Bei einer Pressekonferenz am Donnerstag erklärte Berlins Regierende Bürgermeisterin Franziska Giffey (SPD) dagegen: „Wir haben 100 gute Tage gehabt.“

Ihre beiden Stellvertreter Bettina Jarasch (Grüne) und Klaus Lederer (Linke) ergänzten, es gebe eine „wirklich gute Kultur des Miteinanders“, die Koalition funktioniere „menschlich gut“ und auf „stabilem Fundament“.

Einig waren sich die drei darin, dass vor allem die Krisen – erst Corona, dann der Ukraine-Krieg – die neue Koalition der alten Partner zusammengeschweißt hätten.

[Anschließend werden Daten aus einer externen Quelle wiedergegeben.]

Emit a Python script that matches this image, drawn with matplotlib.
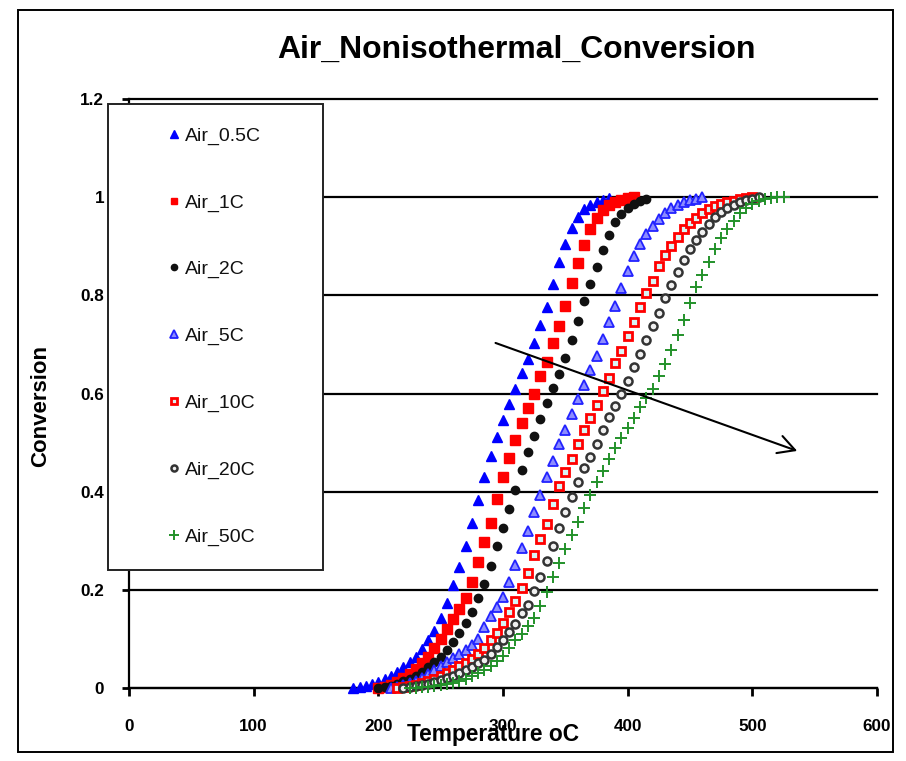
import matplotlib
matplotlib.use("Agg")
import matplotlib.pyplot as plt
from matplotlib.patches import Rectangle
from matplotlib import font_manager

# ---------------------------------------------------------------- data
temp_05C = [180, 185, 190, 195, 200, 205, 210, 215, 220, 225, 230, 235, 240, 245,
            250, 255, 260, 265, 270, 275, 280, 285, 290, 295, 300, 305, 310, 315,
            320, 325, 330, 335, 340, 345, 350, 355, 360, 365, 370, 375, 380, 385]
conv_05C = [0.000, 0.002, 0.004, 0.008, 0.012, 0.018, 0.025, 0.033, 0.043, 0.053,
            0.064, 0.080, 0.098, 0.116, 0.142, 0.173, 0.210, 0.246, 0.290, 0.336,
            0.383, 0.430, 0.472, 0.511, 0.546, 0.578, 0.609, 0.641, 0.670, 0.703,
            0.739, 0.776, 0.824, 0.868, 0.905, 0.937, 0.960, 0.975, 0.984, 0.990,
            0.995, 0.998]

temp_1C = [200, 205, 210, 215, 220, 225, 230, 235, 240, 245, 250, 255, 260, 265,
           270, 275, 280, 285, 290, 295, 300, 305, 310, 315, 320, 325, 330, 335,
           340, 345, 350, 355, 360, 365, 370, 375, 380, 385, 390, 395, 400, 405]
conv_1C = [0.000, 0.002, 0.006, 0.013, 0.021, 0.029, 0.039, 0.050, 0.064, 0.081,
           0.100, 0.120, 0.140, 0.160, 0.183, 0.216, 0.257, 0.298, 0.336, 0.385,
           0.430, 0.468, 0.505, 0.540, 0.570, 0.600, 0.635, 0.665, 0.703, 0.737,
           0.778, 0.825, 0.866, 0.902, 0.935, 0.958, 0.974, 0.984, 0.990, 0.995,
           0.998, 1.000]

temp_2C = [200, 205, 210, 215, 220, 225, 230, 235, 240, 245, 250, 255, 260, 265,
           270, 275, 280, 285, 290, 295, 300, 305, 310, 315, 320, 325, 330, 335,
           340, 345, 350, 355, 360, 365, 370, 375, 380, 385, 390, 395, 400, 405,
           410, 415]
conv_2C = [0.000, 0.002, 0.005, 0.009, 0.014, 0.019, 0.025, 0.033, 0.042, 0.052,
           0.064, 0.078, 0.094, 0.112, 0.132, 0.155, 0.183, 0.212, 0.248, 0.290,
           0.325, 0.364, 0.403, 0.445, 0.480, 0.514, 0.548, 0.580, 0.612, 0.640,
           0.672, 0.708, 0.748, 0.788, 0.824, 0.858, 0.892, 0.923, 0.950, 0.966,
           0.978, 0.987, 0.992, 0.996]

temp_5C = [210, 215, 220, 225, 230, 235, 240, 245, 250, 255, 260, 265, 270, 275,
           280, 285, 290, 295, 300, 305, 310, 315, 320, 325, 330, 335, 340, 345,
           350, 355, 360, 365, 370, 375, 380, 385, 390, 395, 400, 405, 410, 415,
           420, 425, 430, 435, 440, 445, 450, 455, 460]
conv_5C = [0.000, 0.003, 0.006, 0.010, 0.015, 0.021, 0.028, 0.036, 0.045, 0.053,
           0.062, 0.070, 0.078, 0.088, 0.100, 0.125, 0.146, 0.165, 0.186, 0.216,
           0.250, 0.285, 0.320, 0.358, 0.394, 0.430, 0.463, 0.497, 0.525, 0.558,
           0.588, 0.617, 0.648, 0.677, 0.712, 0.745, 0.778, 0.815, 0.850, 0.880,
           0.904, 0.925, 0.941, 0.956, 0.968, 0.978, 0.985, 0.990, 0.994, 0.997,
           1.000]

temp_10C = [215, 220, 225, 230, 235, 240, 245, 250, 255, 260, 265, 270, 275, 280,
            285, 290, 295, 300, 305, 310, 315, 320, 325, 330, 335, 340, 345, 350,
            355, 360, 365, 370, 375, 380, 385, 390, 395, 400, 405, 410, 415, 420,
            425, 430, 435, 440, 445, 450, 455, 460, 465, 470, 475, 480, 485, 490,
            495, 500]
conv_10C = [0.000, 0.002, 0.004, 0.007, 0.010, 0.014, 0.019, 0.025, 0.031, 0.037,
            0.044, 0.051, 0.060, 0.070, 0.082, 0.098, 0.113, 0.132, 0.155, 0.177,
            0.204, 0.234, 0.270, 0.303, 0.335, 0.375, 0.412, 0.441, 0.466, 0.498,
            0.525, 0.550, 0.577, 0.605, 0.632, 0.662, 0.686, 0.717, 0.746, 0.776,
            0.805, 0.830, 0.859, 0.882, 0.901, 0.918, 0.935, 0.947, 0.958, 0.968,
            0.976, 0.981, 0.986, 0.990, 0.993, 0.996, 0.998, 1.000]

temp_20C = [220, 225, 230, 235, 240, 245, 250, 255, 260, 265, 270, 275, 280, 285,
            290, 295, 300, 305, 310, 315, 320, 325, 330, 335, 340, 345, 350, 355,
            360, 365, 370, 375, 380, 385, 390, 395, 400, 405, 410, 415, 420, 425,
            430, 435, 440, 445, 450, 455, 460, 465, 470, 475, 480, 485, 490, 495,
            500, 505]
conv_20C = [0.000, 0.002, 0.004, 0.006, 0.009, 0.012, 0.016, 0.020, 0.025, 0.030,
            0.036, 0.043, 0.050, 0.058, 0.070, 0.083, 0.097, 0.114, 0.130, 0.152,
            0.170, 0.198, 0.226, 0.258, 0.290, 0.326, 0.358, 0.390, 0.420, 0.448,
            0.471, 0.498, 0.525, 0.552, 0.574, 0.600, 0.626, 0.654, 0.680, 0.708,
            0.737, 0.765, 0.795, 0.821, 0.847, 0.871, 0.894, 0.913, 0.930, 0.946,
            0.960, 0.969, 0.977, 0.984, 0.990, 0.994, 0.997, 1.000]

temp_50C = [225, 230, 235, 240, 245, 250, 255, 260, 265, 270, 275, 280, 285, 290,
            295, 300, 305, 310, 315, 320, 325, 330, 335, 340, 345, 350, 355, 360,
            365, 370, 375, 380, 385, 390, 395, 400, 405, 410, 415, 420, 425, 430,
            435, 440, 445, 450, 455, 460, 465, 470, 475, 480, 485, 490, 495, 500,
            505, 510, 515, 520, 525]
conv_50C = [0.000, 0.001, 0.002, 0.003, 0.005, 0.007, 0.009, 0.011, 0.015, 0.019,
            0.024, 0.031, 0.037, 0.045, 0.056, 0.066, 0.081, 0.097, 0.110, 0.127,
            0.143, 0.168, 0.196, 0.226, 0.255, 0.283, 0.312, 0.338, 0.367, 0.394,
            0.420, 0.443, 0.467, 0.489, 0.509, 0.530, 0.550, 0.572, 0.590, 0.610,
            0.635, 0.661, 0.688, 0.719, 0.749, 0.784, 0.816, 0.842, 0.868, 0.895,
            0.917, 0.936, 0.952, 0.967, 0.978, 0.987, 0.992, 0.996, 0.999, 1.000,
            1.000]

series_labels = ["Air_0.5C", "Air_1C", "Air_2C", "Air_5C", "Air_10C", "Air_20C", "Air_50C"]
x_ticks = [0, 100, 200, 300, 400, 500, 600]
y_ticks = [0, 0.2, 0.4, 0.6, 0.8, 1.0, 1.2]
y_tick_labels = ["0", "0.2", "0.4", "0.6", "0.8", "1", "1.2"]

# ---------------------------------------------------------------- fonts
installed = {f.name for f in font_manager.fontManager.ttflist}
if "Liberation Sans Narrow" in installed:
    bold_family = ["Liberation Sans Narrow", "DejaVu Sans"]
    narrow = True
else:
    bold_family = ["Liberation Sans", "DejaVu Sans"]
    narrow = False
plt.rcParams["font.family"] = ["Liberation Sans", "DejaVu Sans"]

k = 1.0 if narrow else 0.82
title_size = 28 * k
tick_size = 15.0 * k
xlabel_size = 20 * k
ylabel_size = 19.5 * k

# ---------------------------------------------------------------- figure
W, H = 906, 761
fig = plt.figure(figsize=(W / 100, H / 100), dpi=100)
ax = fig.add_axes([129 / W, 1 - 688 / H, (877 - 129) / W, (688 - 99) / H])

styles = [
    dict(marker="^", ms=6.8, mfc="#0000ff", mec="#0000ff", mew=1.0),
    dict(marker="s", ms=6.5, mfc="#ff0000", mec="#ff0000", mew=1.0),
    dict(marker="o", ms=6.0, mfc="#111111", mec="#111111", mew=1.0),
    dict(marker="^", ms=6.8, mfc="#8c8cff", mec="#2222ff", mew=1.3),
    dict(marker="s", ms=6.0, mfc="#d8f4f4", mec="#ff0000", mew=2.0),
    dict(marker="o", ms=5.8, mfc="#f0f0f0", mec="#333333", mew=1.8),
    dict(marker="+", ms=9.0, mfc="#22922a", mec="#22922a", mew=1.4),
]
all_series = [(temp_05C, conv_05C), (temp_1C, conv_1C), (temp_2C, conv_2C),
              (temp_5C, conv_5C), (temp_10C, conv_10C), (temp_20C, conv_20C),
              (temp_50C, conv_50C)]

handles = []
for (t, c), st, lab in zip(all_series, styles, series_labels):
    h, = ax.plot(t, c, linestyle="none", label=lab, zorder=3, clip_on=False, **st)
    handles.append(h)

ax.set_xlim(0, 600)
ax.set_ylim(0, 1.2)
ax.set_xticks(x_ticks)
ax.set_xticklabels([str(v) for v in x_ticks])
ax.set_yticks(y_ticks)
ax.set_yticklabels(y_tick_labels)

for lab in ax.get_xticklabels() + ax.get_yticklabels():
    lab.set_fontfamily(bold_family)
    lab.set_fontweight("bold")
    lab.set_fontsize(tick_size)

ax.tick_params(axis="x", direction="out", length=6, width=2, pad=16, colors="black")
ax.tick_params(axis="y", direction="out", length=5, width=2, pad=13, colors="black")

for side in ("top", "right"):
    ax.spines[side].set_visible(False)
for side in ("left", "bottom"):
    ax.spines[side].set_linewidth(1.6)
    ax.spines[side].set_color("black")

ax.yaxis.grid(True, color="black", linewidth=1.6)
for gl in ax.get_ygridlines():
    gl.set_clip_on(False)
ax.set_axisbelow(True)

ax.set_xlabel("Temperature oC", fontfamily=bold_family, fontweight="bold",
              fontsize=xlabel_size, va="center")
ax.xaxis.set_label_coords((493 - 129) / (877 - 129), -(735 - 688) / (688 - 99))
ax.set_ylabel("Conversion", fontfamily=bold_family, fontweight="bold",
              fontsize=ylabel_size, va="center")
ax.yaxis.set_label_coords(-(129 - 41) / (877 - 129), (688 - 406) / (688 - 99))

fig.text(516 / W, 1 - 50 / H, "Air_Nonisothermal_Conversion", ha="center", va="center",
         fontfamily=bold_family, fontweight="bold", fontsize=title_size)

# trend arrow across the heating rates
ax.annotate("", xy=(536, 0.483), xytext=(294, 0.703),
            arrowprops=dict(arrowstyle="->,head_length=1.2,head_width=0.65",
                            mutation_scale=10, lw=1.5, color="black",
                            shrinkA=0, shrinkB=0), zorder=4)

# legend box
ax_w, ax_h = 877 - 129, 688 - 99
box = Rectangle(((108 - 129) / ax_w, (688 - 570) / ax_h), (323 - 108) / ax_w, (570 - 104) / ax_h,
                transform=ax.transAxes, facecolor="white", edgecolor="#222222",
                linewidth=1.4, zorder=5, clip_on=False)
ax.add_patch(box)
leg = ax.legend(handles=handles, loc="upper left",
                bbox_to_anchor=((167 - 129) / ax_w, (688 - 127) / ax_h),
                frameon=False, fontsize=14.0, labelspacing=2.52, handlelength=0.7,
                handletextpad=0.2, borderpad=0, borderaxespad=0, markerscale=0.75,
                numpoints=1)
leg.set_zorder(6)
for txt in leg.get_texts():
    txt.set_color("#111111")

# outer chart frame
fig.patches.append(Rectangle((18 / W, 1 - 752 / H), (893 - 18) / W, (752 - 10) / H,
                             transform=fig.transFigure, fill=False, edgecolor="black",
                             linewidth=1.4))

fig.savefig("out.png", dpi=100)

Von einer „Regierung im Krisenmodus“ sprach Giffey und lobte die Senatsmitglieder explizit für deren Arbeit. „Wir haben haben geliefert und gezeigt, dass wir Krise können“, sagte Verkehrssenatorin Jarasch. Lederer betonte, die ersten Monate der Koalition seien „alles andere als politisches Alltagsgeschäft“ gewesen.

Wohnungsbau-Bündnis, Senatskommission, Lehrer-Verbeamtung

40 Projekte wollte die Koalition in den ersten 100 Tagen auf den Weg bringen. Über 90 Prozent seien mit einem „grünen Häkchen“ versehen worden, sagte Giffey. Inhaltlich betonten die drei jeweils die Erfolge der eigenen Partei. Das für die SPD wichtige Bündnis für Wohnungsbau und bezahlbaren Wohnraum sei gegründet worden, genau wie die Senatskommission für Wohnungsbau, die Hindernisse beim Bau aus dem Weg räumen soll.

Die Metropolregion Berlin-Brandenburg werde gestärkt, die Zusammenarbeit zwischen Land und Bezirken durch eine am Mittwoch unterzeichnete politische Erklärung der Ebenen verbessert, erklärte Giffey. Die Verbeamtung von Lehrkräften sei auf den Weg gebracht, der stärkere Ausbau der Sprachkitas vorbereitet worden.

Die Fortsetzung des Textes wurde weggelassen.